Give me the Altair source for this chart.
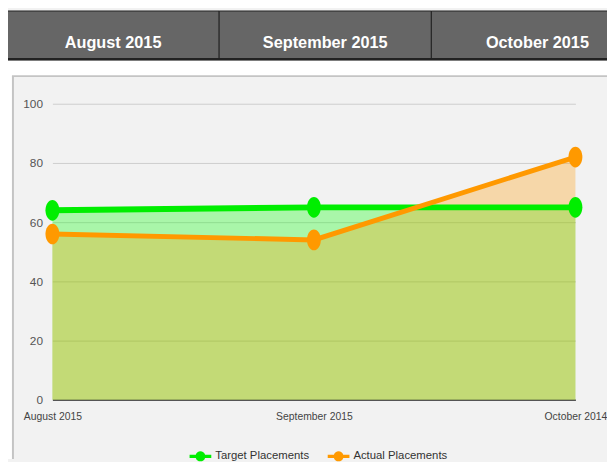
import altair as alt
import pandas as pd

# ---- data ----
months = ["August 2015", "September 2015", "October 2014"]
target = [64, 65, 65]
actual = [56, 54, 82]
series_names = ["Target Placements", "Actual Placements"]
line_colors = ["#00ee00", "#ff9900"]
fill_colors = ["#00ff00", "#ff9900"]
header_months = ["August 2015", "September 2015", "October 2015"]
y_ticks = [0, 20, 40, 60, 80, 100]

FONT = "Liberation Sans, Arial, sans-serif"

rows = []
for m, t, a in zip(months, target, actual):
    rows.append({"month": m, "series": series_names[0], "value": t})
    rows.append({"month": m, "series": series_names[1], "value": a})
df = pd.DataFrame(rows)

W, H = 530, 300

legend_shape = ("M-1,-0.15 L-0.43,-0.15 A0.45,0.45 0 0,1 0.43,-0.15 L1,-0.15 L1,0.15 "
                "L0.43,0.15 A0.45,0.45 0 0,1 -0.43,0.15 L-1,0.15 Z")
ellipse = "M0,-1 A0.67,1 0 1,1 0,1 A0.67,1 0 1,1 0,-1 Z"

color_enc = alt.Color(
    "series:N",
    scale=alt.Scale(domain=series_names, range=line_colors),
    legend=alt.Legend(
        title=None, orient="none", legendX=139, legendY=346, direction="horizontal",
        symbolType=legend_shape, symbolSize=484, symbolStrokeWidth=0, symbolOpacity=1,
        labelFont=FONT, labelFontSize=11.5, labelColor="#333333", columnPadding=18,
    ),
)
x_enc = alt.X(
    "month:N",
    sort=months,
    scale=alt.Scale(type="point", padding=0),
    axis=alt.Axis(
        title=None, labelAngle=0, ticks=False, grid=False,
        domainColor="#555555", domainWidth=1.5,
        labelFont=FONT, labelFontSize=10.5, labelColor="#444444",
        labelPadding=12, labelOverlap=False, labelFlush=False,
    ),
)
y_enc = alt.Y(
    "value:Q",
    stack=None,
    scale=alt.Scale(domain=[0, 100], nice=False),
    axis=alt.Axis(
        title=None, values=y_ticks, domain=False, ticks=False, grid=True,
        gridColor="#cdcdcd", gridWidth=1,
        labelFont=FONT, labelFontSize=12, labelColor="#555555", labelPadding=10,
    ),
)

base = alt.Chart(df).encode(x=x_enc, y=y_enc)
sel_t = alt.datum.series == series_names[0]
sel_a = alt.datum.series == series_names[1]

area_t = base.transform_filter(sel_t).mark_area(color=fill_colors[0], opacity=0.3)
area_a = base.transform_filter(sel_a).mark_area(color=fill_colors[1], opacity=0.3)
line_t = base.transform_filter(sel_t).mark_line(strokeWidth=6).encode(color=color_enc)
line_a = base.transform_filter(sel_a).mark_line(strokeWidth=5).encode(color=color_enc)
pts_t = base.transform_filter(sel_t).mark_point(
    shape=ellipse, size=441, filled=True, opacity=1).encode(color=color_enc)
pts_a = base.transform_filter(sel_a).mark_point(
    shape=ellipse, size=441, filled=True, opacity=1).encode(color=color_enc)

main = alt.layer(area_t, area_a, line_t, line_a, pts_t, pts_a)

# ---- header bar ----
hdf = pd.DataFrame({"hmonth": header_months})
hx = alt.X("hmonth:N", sort=header_months,
           scale=alt.Scale(type="band", range=[-46, 599], paddingInner=0, paddingOuter=0),
           axis=None)
hrect = alt.Chart(hdf).mark_rect(color="#666666", stroke="#222222", strokeWidth=1).encode(
    x=hx, y=alt.value(-94), y2=alt.value(-45))
hline = alt.Chart(hdf).mark_rule(color="#222222", strokeWidth=2).encode(
    x=alt.value(-46), x2=alt.value(562), y=alt.value(-45))
htext = alt.Chart(hdf).mark_text(color="white", font=FONT, fontSize=16.5, fontWeight="bold",
                                 align="center", baseline="middle").encode(
    x=hx, y=alt.value(-62), text="hmonth:N")
header = alt.layer(hrect, hline, htext)

# ---- white surroundings and panel border ----
one = pd.DataFrame({"k": [0]})
white_top = alt.Chart(one).mark_rect(color="white").encode(
    x=alt.value(-45), x2=alt.value(562), y=alt.value(-94), y2=alt.value(-28))
white_left = alt.Chart(one).mark_rect(color="white").encode(
    x=alt.value(-45), x2=alt.value(-40), y=alt.value(-28), y2=alt.value(360))
border_top = alt.Chart(one).mark_rule(color="#c4c4c4", strokeWidth=2).encode(
    x=alt.value(-41), x2=alt.value(562), y=alt.value(-28))
border_left = alt.Chart(one).mark_rule(color="#c4c4c4", strokeWidth=2).encode(
    x=alt.value(-40), y=alt.value(-28), y2=alt.value(360))
deco = alt.layer(white_top, white_left, border_top, border_left)

chart = alt.layer(deco, header, main).resolve_scale(x="independent").properties(
    width=W, height=H,
    padding={"left": 45, "top": 94, "right": 32, "bottom": 60},
    autosize=alt.AutoSizeParams(type="none"),
    background="#f2f2f2",
).configure_view(stroke=None)

chart.save("out.html", embed_options={"renderer": "svg", "actions": False})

------------------------

**INSTRUCTIONS TO FOLLOW**
Emit the lines of the material exactly, from its first line to the line containing "1,1 0,1 A0.67,1", inclusive; leave every picture out.

**TASK ANSWER**
Give me the Altair source for this chart.
import altair as alt
import pandas as pd

# ---- data ----
months = ["August 2015", "September 2015", "October 2014"]
target = [64, 65, 65]
actual = [56, 54, 82]
series_names = ["Target Placements", "Actual Placements"]
line_colors = ["#00ee00", "#ff9900"]
fill_colors = ["#00ff00", "#ff9900"]
header_months = ["August 2015", "September 2015", "October 2015"]
y_ticks = [0, 20, 40, 60, 80, 100]

FONT = "Liberation Sans, Arial, sans-serif"

rows = []
for m, t, a in zip(months, target, actual):
    rows.append({"month": m, "series": series_names[0], "value": t})
    rows.append({"month": m, "series": series_names[1], "value": a})
df = pd.DataFrame(rows)

W, H = 530, 300

legend_shape = ("M-1,-0.15 L-0.43,-0.15 A0.45,0.45 0 0,1 0.43,-0.15 L1,-0.15 L1,0.15 "
                "L0.43,0.15 A0.45,0.45 0 0,1 -0.43,0.15 L-1,0.15 Z")
ellipse = "M0,-1 A0.67,1 0 1,1 0,1 A0.67,1 0 1,1 0,-1 Z"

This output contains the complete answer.